Required task
No pictures go into the copy. Write out exactly the lines below from the one containing "Write a LaTeX" through the one containing "(0,0) rectangle (637,548);".

Provided data
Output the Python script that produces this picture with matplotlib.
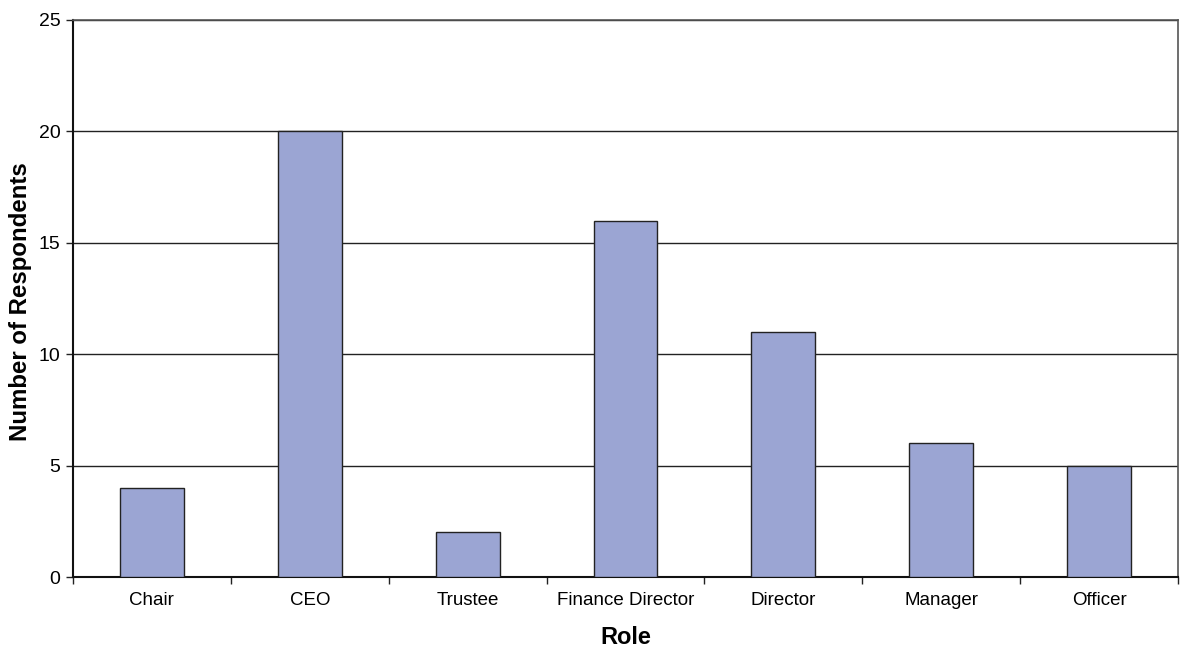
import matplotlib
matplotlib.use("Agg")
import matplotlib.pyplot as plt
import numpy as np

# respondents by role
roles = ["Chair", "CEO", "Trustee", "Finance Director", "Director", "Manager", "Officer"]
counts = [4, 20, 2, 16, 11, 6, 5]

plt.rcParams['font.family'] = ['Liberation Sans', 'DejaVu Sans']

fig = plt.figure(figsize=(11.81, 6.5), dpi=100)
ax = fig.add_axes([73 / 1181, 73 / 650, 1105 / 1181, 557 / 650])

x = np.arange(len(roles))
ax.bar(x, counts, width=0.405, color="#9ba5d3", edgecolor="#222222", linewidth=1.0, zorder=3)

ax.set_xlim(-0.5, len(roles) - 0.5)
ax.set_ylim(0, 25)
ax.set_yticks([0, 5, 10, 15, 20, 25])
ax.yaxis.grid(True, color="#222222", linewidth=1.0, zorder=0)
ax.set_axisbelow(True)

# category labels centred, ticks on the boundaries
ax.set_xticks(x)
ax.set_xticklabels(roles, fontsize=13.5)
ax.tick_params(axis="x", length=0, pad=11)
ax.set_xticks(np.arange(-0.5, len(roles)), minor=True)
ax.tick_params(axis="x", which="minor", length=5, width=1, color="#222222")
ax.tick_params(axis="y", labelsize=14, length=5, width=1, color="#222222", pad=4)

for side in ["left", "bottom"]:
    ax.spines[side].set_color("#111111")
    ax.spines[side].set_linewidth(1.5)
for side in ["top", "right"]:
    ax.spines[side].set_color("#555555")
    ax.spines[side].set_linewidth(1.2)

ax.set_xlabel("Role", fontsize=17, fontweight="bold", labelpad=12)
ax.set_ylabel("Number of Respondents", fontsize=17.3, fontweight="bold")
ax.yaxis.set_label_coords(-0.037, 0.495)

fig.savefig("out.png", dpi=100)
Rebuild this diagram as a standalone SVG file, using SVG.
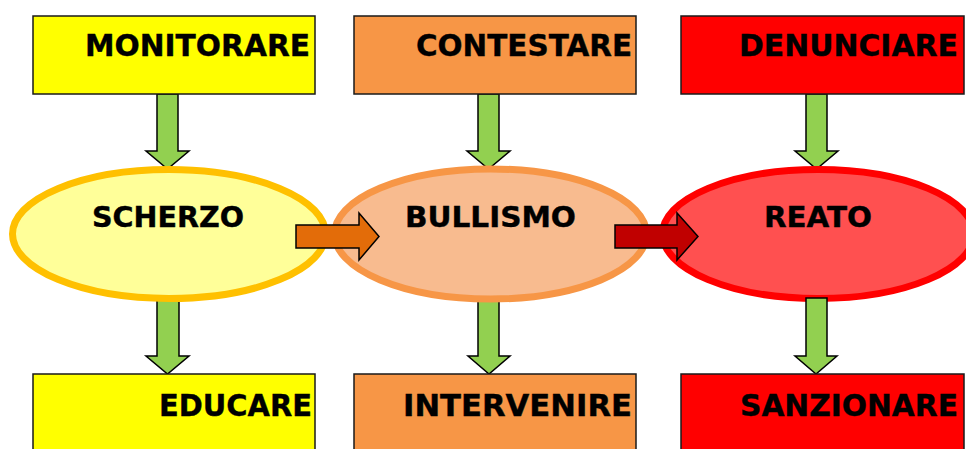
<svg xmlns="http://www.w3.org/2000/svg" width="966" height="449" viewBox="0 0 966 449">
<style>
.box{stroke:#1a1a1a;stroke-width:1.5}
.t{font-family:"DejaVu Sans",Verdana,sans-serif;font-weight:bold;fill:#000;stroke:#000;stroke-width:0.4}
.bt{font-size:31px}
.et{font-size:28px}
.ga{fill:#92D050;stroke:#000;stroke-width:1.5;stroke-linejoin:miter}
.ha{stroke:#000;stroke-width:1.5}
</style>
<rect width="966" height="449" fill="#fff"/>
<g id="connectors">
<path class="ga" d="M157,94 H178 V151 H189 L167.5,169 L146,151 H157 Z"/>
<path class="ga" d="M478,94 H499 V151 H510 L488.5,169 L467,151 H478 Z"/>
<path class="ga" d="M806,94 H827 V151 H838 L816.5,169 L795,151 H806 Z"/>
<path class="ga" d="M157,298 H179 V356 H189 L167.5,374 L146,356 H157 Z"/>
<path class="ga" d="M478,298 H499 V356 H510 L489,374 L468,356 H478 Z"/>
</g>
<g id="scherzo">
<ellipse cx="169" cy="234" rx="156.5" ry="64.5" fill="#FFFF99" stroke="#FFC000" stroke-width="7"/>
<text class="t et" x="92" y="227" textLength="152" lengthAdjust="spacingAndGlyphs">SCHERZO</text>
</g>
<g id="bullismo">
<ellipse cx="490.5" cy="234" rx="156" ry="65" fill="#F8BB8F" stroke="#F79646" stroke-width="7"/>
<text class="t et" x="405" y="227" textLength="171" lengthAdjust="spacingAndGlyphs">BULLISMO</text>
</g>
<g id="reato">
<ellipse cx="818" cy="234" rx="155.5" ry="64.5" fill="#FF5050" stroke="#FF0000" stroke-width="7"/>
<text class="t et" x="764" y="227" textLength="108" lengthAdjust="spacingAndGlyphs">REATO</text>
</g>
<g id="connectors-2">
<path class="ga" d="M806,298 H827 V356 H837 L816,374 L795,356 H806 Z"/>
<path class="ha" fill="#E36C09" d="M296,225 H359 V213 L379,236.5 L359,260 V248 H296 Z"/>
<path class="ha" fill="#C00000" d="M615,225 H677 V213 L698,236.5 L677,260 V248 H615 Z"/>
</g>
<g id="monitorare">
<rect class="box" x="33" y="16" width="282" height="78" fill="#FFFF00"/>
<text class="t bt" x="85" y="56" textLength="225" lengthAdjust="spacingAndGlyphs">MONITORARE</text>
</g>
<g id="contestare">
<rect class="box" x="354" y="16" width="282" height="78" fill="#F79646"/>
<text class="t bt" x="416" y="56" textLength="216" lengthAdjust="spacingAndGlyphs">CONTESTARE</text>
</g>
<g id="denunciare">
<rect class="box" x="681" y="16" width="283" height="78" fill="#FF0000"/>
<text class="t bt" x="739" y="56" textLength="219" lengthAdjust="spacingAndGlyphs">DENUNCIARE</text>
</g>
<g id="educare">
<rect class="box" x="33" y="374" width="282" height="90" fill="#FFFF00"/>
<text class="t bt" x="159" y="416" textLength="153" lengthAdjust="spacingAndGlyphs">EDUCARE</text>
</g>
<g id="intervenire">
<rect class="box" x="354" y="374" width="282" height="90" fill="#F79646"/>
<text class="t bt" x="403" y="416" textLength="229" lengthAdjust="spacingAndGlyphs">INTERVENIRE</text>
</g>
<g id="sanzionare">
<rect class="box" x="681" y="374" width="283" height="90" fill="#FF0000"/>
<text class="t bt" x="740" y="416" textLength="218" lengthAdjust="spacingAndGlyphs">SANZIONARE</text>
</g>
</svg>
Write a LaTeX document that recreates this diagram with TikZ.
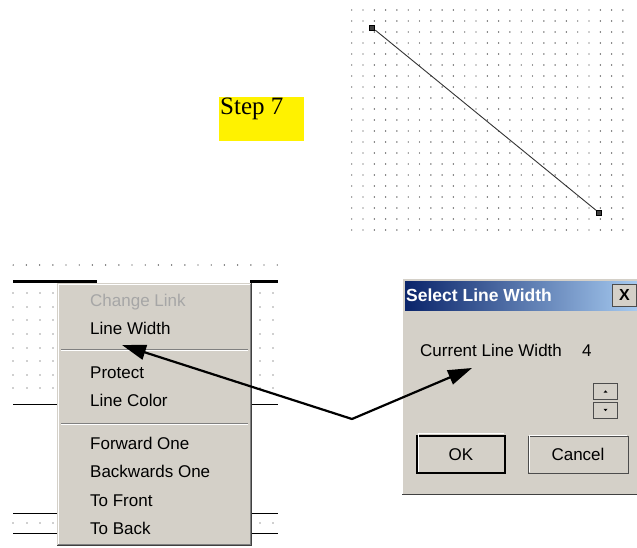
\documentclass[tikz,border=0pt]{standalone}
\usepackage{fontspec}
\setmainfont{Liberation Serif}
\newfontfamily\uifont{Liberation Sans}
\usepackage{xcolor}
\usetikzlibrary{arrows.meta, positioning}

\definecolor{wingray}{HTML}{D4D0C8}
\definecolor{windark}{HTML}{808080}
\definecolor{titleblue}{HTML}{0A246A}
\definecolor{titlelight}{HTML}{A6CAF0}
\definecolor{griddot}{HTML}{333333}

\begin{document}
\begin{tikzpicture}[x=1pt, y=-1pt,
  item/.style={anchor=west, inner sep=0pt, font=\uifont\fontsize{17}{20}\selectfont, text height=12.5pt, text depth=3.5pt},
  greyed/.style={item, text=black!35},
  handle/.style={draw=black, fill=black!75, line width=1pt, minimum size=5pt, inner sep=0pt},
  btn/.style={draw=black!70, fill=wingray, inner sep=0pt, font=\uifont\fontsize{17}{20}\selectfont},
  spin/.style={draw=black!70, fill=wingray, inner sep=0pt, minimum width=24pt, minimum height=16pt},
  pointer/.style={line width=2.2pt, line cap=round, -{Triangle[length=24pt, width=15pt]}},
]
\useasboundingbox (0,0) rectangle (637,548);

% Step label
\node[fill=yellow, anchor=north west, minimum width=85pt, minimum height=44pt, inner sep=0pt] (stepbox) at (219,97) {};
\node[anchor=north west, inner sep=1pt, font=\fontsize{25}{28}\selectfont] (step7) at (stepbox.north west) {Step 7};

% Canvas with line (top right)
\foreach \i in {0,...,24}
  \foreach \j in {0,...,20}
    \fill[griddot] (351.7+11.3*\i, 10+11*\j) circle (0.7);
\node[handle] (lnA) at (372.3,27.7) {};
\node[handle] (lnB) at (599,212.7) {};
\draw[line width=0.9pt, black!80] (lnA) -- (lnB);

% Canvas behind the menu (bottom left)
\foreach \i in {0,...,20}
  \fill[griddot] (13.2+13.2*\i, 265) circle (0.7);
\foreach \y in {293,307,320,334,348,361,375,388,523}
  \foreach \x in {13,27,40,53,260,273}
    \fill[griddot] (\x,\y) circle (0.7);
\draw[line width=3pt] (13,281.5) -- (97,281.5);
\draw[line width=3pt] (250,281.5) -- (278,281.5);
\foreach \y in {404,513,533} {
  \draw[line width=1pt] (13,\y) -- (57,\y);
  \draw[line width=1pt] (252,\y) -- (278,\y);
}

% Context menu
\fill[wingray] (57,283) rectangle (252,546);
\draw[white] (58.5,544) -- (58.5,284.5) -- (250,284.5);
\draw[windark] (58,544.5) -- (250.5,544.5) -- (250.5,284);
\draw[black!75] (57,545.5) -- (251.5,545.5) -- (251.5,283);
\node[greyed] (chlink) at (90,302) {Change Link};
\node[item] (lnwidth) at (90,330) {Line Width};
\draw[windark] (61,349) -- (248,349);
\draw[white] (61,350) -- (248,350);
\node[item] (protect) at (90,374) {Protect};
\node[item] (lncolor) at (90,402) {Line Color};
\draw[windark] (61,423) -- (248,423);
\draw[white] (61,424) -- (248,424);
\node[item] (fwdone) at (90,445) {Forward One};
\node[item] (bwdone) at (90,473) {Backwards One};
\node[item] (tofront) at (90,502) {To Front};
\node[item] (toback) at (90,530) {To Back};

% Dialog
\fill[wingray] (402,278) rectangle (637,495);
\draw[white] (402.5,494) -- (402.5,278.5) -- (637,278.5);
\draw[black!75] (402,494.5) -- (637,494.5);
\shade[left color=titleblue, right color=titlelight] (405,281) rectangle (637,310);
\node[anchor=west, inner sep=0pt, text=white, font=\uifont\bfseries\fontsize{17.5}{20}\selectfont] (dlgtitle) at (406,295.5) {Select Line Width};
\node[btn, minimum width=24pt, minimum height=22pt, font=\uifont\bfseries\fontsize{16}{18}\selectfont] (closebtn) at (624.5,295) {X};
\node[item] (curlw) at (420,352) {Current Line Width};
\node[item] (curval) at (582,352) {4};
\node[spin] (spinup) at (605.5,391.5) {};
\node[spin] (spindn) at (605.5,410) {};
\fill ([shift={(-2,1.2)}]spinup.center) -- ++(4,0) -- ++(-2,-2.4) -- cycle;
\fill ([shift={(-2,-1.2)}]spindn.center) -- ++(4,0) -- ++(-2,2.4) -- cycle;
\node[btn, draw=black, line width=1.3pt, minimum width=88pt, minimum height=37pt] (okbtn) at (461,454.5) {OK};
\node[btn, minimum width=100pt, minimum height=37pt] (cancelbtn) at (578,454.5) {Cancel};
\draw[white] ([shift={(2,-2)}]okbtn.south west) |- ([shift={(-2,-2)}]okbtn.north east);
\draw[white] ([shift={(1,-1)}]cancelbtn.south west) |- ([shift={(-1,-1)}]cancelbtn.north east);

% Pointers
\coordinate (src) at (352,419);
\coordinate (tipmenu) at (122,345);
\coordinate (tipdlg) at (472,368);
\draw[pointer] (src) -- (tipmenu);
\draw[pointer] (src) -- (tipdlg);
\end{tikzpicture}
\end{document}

Result for this task
Write a LaTeX document that recreates this diagram with TikZ.
\documentclass[tikz,border=0pt]{standalone}
\usepackage{fontspec}
\setmainfont{Liberation Serif}
\newfontfamily\uifont{Liberation Sans}
\usepackage{xcolor}
\usetikzlibrary{arrows.meta, positioning}

\definecolor{wingray}{HTML}{D4D0C8}
\definecolor{windark}{HTML}{808080}
\definecolor{titleblue}{HTML}{0A246A}
\definecolor{titlelight}{HTML}{A6CAF0}
\definecolor{griddot}{HTML}{333333}

\begin{document}
\begin{tikzpicture}[x=1pt, y=-1pt,
  item/.style={anchor=west, inner sep=0pt, font=\uifont\fontsize{17}{20}\selectfont, text height=12.5pt, text depth=3.5pt},
  greyed/.style={item, text=black!35},
  handle/.style={draw=black, fill=black!75, line width=1pt, minimum size=5pt, inner sep=0pt},
  btn/.style={draw=black!70, fill=wingray, inner sep=0pt, font=\uifont\fontsize{17}{20}\selectfont},
  spin/.style={draw=black!70, fill=wingray, inner sep=0pt, minimum width=24pt, minimum height=16pt},
  pointer/.style={line width=2.2pt, line cap=round, -{Triangle[length=24pt, width=15pt]}},
]
\useasboundingbox (0,0) rectangle (637,548);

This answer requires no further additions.